Give the data again exactly as written, skipping any pictures.
··· Source data ···
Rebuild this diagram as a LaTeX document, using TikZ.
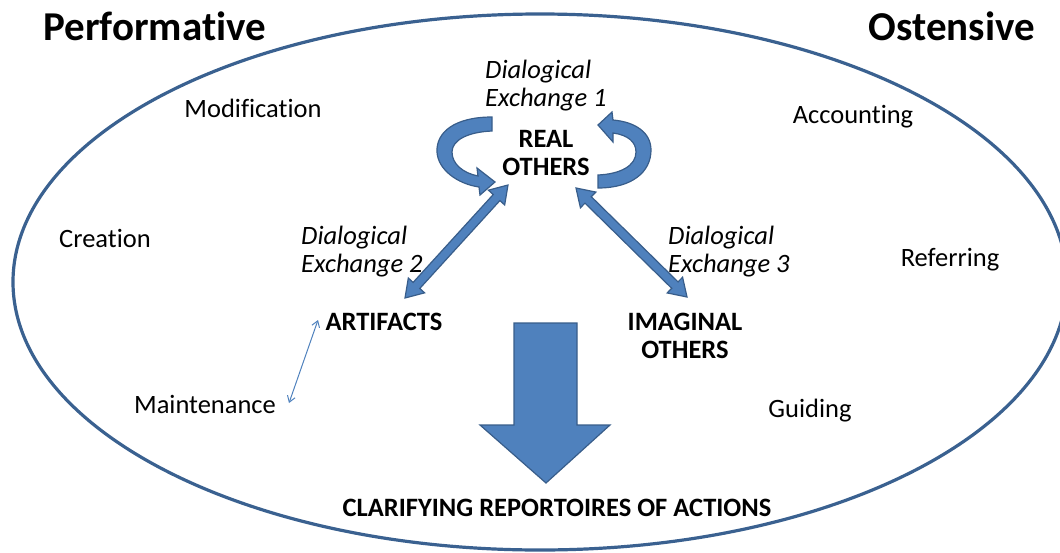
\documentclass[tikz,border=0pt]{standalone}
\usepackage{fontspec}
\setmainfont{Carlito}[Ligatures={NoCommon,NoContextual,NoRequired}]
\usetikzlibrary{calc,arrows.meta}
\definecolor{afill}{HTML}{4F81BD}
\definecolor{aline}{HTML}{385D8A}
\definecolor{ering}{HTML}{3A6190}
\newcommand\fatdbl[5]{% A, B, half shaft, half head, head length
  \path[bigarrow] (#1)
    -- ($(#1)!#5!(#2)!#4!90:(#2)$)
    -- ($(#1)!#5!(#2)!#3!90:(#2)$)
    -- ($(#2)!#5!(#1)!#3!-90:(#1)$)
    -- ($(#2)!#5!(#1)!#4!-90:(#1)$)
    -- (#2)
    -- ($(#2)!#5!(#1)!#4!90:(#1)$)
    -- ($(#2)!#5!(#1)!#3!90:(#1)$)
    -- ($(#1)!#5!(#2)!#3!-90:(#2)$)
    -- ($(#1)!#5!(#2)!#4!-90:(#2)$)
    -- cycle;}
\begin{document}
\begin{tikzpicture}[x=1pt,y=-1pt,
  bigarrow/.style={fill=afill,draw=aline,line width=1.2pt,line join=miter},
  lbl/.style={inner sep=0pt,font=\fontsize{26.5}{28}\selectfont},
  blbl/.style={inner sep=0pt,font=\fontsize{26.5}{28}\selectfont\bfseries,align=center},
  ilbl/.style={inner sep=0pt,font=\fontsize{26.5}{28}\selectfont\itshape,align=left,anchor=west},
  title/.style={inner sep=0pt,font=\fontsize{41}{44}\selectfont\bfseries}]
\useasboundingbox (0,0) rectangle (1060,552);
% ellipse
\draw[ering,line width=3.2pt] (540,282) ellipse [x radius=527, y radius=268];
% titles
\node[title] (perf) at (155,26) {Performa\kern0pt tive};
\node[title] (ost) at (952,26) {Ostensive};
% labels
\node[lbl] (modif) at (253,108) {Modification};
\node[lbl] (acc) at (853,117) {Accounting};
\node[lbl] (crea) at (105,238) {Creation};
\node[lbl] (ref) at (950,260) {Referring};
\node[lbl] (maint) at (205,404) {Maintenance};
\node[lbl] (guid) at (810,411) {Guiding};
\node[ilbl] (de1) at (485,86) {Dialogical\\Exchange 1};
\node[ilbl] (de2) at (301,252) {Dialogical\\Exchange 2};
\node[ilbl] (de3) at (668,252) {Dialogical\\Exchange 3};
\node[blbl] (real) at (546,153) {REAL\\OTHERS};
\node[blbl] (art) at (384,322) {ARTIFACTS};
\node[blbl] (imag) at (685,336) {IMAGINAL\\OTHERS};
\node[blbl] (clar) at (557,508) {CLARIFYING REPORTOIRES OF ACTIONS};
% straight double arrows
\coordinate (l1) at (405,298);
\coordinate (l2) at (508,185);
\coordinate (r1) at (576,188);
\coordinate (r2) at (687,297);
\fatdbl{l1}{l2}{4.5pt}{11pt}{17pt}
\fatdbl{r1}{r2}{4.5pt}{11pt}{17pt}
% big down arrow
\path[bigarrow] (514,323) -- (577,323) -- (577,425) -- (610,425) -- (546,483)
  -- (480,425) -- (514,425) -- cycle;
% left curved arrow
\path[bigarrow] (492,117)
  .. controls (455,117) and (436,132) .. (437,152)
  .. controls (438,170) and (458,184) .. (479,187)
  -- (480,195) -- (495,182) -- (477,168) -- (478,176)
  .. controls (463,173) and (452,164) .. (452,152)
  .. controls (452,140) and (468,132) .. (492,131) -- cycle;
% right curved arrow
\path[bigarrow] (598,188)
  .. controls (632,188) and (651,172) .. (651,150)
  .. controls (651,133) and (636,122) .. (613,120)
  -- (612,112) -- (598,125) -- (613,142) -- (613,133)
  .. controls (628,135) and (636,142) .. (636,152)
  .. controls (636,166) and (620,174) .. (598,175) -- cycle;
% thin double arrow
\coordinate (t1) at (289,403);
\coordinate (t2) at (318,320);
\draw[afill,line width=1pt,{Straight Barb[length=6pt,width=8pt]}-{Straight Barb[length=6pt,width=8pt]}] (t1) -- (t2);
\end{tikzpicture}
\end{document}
···
--- Full answer ---
Rebuild this diagram as a LaTeX document, using TikZ.
\documentclass[tikz,border=0pt]{standalone}
\usepackage{fontspec}
\setmainfont{Carlito}[Ligatures={NoCommon,NoContextual,NoRequired}]
\usetikzlibrary{calc,arrows.meta}
\definecolor{afill}{HTML}{4F81BD}
\definecolor{aline}{HTML}{385D8A}
\definecolor{ering}{HTML}{3A6190}
\newcommand\fatdbl[5]{% A, B, half shaft, half head, head length
  \path[bigarrow] (#1)
    -- ($(#1)!#5!(#2)!#4!90:(#2)$)
    -- ($(#1)!#5!(#2)!#3!90:(#2)$)
    -- ($(#2)!#5!(#1)!#3!-90:(#1)$)
    -- ($(#2)!#5!(#1)!#4!-90:(#1)$)
    -- (#2)
    -- ($(#2)!#5!(#1)!#4!90:(#1)$)
    -- ($(#2)!#5!(#1)!#3!90:(#1)$)
    -- ($(#1)!#5!(#2)!#3!-90:(#2)$)
    -- ($(#1)!#5!(#2)!#4!-90:(#2)$)
    -- cycle;}
\begin{document}
\begin{tikzpicture}[x=1pt,y=-1pt,
  bigarrow/.style={fill=afill,draw=aline,line width=1.2pt,line join=miter},
  lbl/.style={inner sep=0pt,font=\fontsize{26.5}{28}\selectfont},
  blbl/.style={inner sep=0pt,font=\fontsize{26.5}{28}\selectfont\bfseries,align=center},
  ilbl/.style={inner sep=0pt,font=\fontsize{26.5}{28}\selectfont\itshape,align=left,anchor=west},
  title/.style={inner sep=0pt,font=\fontsize{41}{44}\selectfont\bfseries}]
\useasboundingbox (0,0) rectangle (1060,552);
% ellipse
\draw[ering,line width=3.2pt] (540,282) ellipse [x radius=527, y radius=268];
% titles
\node[title] (perf) at (155,26) {Performa\kern0pt tive};
\node[title] (ost) at (952,26) {Ostensive};
% labels
\node[lbl] (modif) at (253,108) {Modification};
\node[lbl] (acc) at (853,117) {Accounting};
\node[lbl] (crea) at (105,238) {Creation};
\node[lbl] (ref) at (950,260) {Referring};
\node[lbl] (maint) at (205,404) {Maintenance};
\node[lbl] (guid) at (810,411) {Guiding};
\node[ilbl] (de1) at (485,86) {Dialogical\\Exchange 1};
\node[ilbl] (de2) at (301,252) {Dialogical\\Exchange 2};
\node[ilbl] (de3) at (668,252) {Dialogical\\Exchange 3};
\node[blbl] (real) at (546,153) {REAL\\OTHERS};
\node[blbl] (art) at (384,322) {ARTIFACTS};
\node[blbl] (imag) at (685,336) {IMAGINAL\\OTHERS};
\node[blbl] (clar) at (557,508) {CLARIFYING REPORTOIRES OF ACTIONS};
% straight double arrows
\coordinate (l1) at (405,298);
\coordinate (l2) at (508,185);
\coordinate (r1) at (576,188);
\coordinate (r2) at (687,297);
\fatdbl{l1}{l2}{4.5pt}{11pt}{17pt}
\fatdbl{r1}{r2}{4.5pt}{11pt}{17pt}
% big down arrow
\path[bigarrow] (514,323) -- (577,323) -- (577,425) -- (610,425) -- (546,483)
  -- (480,425) -- (514,425) -- cycle;
% left curved arrow
\path[bigarrow] (492,117)
  .. controls (455,117) and (436,132) .. (437,152)
  .. controls (438,170) and (458,184) .. (479,187)
  -- (480,195) -- (495,182) -- (477,168) -- (478,176)
  .. controls (463,173) and (452,164) .. (452,152)
  .. controls (452,140) and (468,132) .. (492,131) -- cycle;
% right curved arrow
\path[bigarrow] (598,188)
  .. controls (632,188) and (651,172) .. (651,150)
  .. controls (651,133) and (636,122) .. (613,120)
  -- (612,112) -- (598,125) -- (613,142) -- (613,133)
  .. controls (628,135) and (636,142) .. (636,152)
  .. controls (636,166) and (620,174) .. (598,175) -- cycle;
% thin double arrow
\coordinate (t1) at (289,403);
\coordinate (t2) at (318,320);
\draw[afill,line width=1pt,{Straight Barb[length=6pt,width=8pt]}-{Straight Barb[length=6pt,width=8pt]}] (t1) -- (t2);
\end{tikzpicture}
\end{document}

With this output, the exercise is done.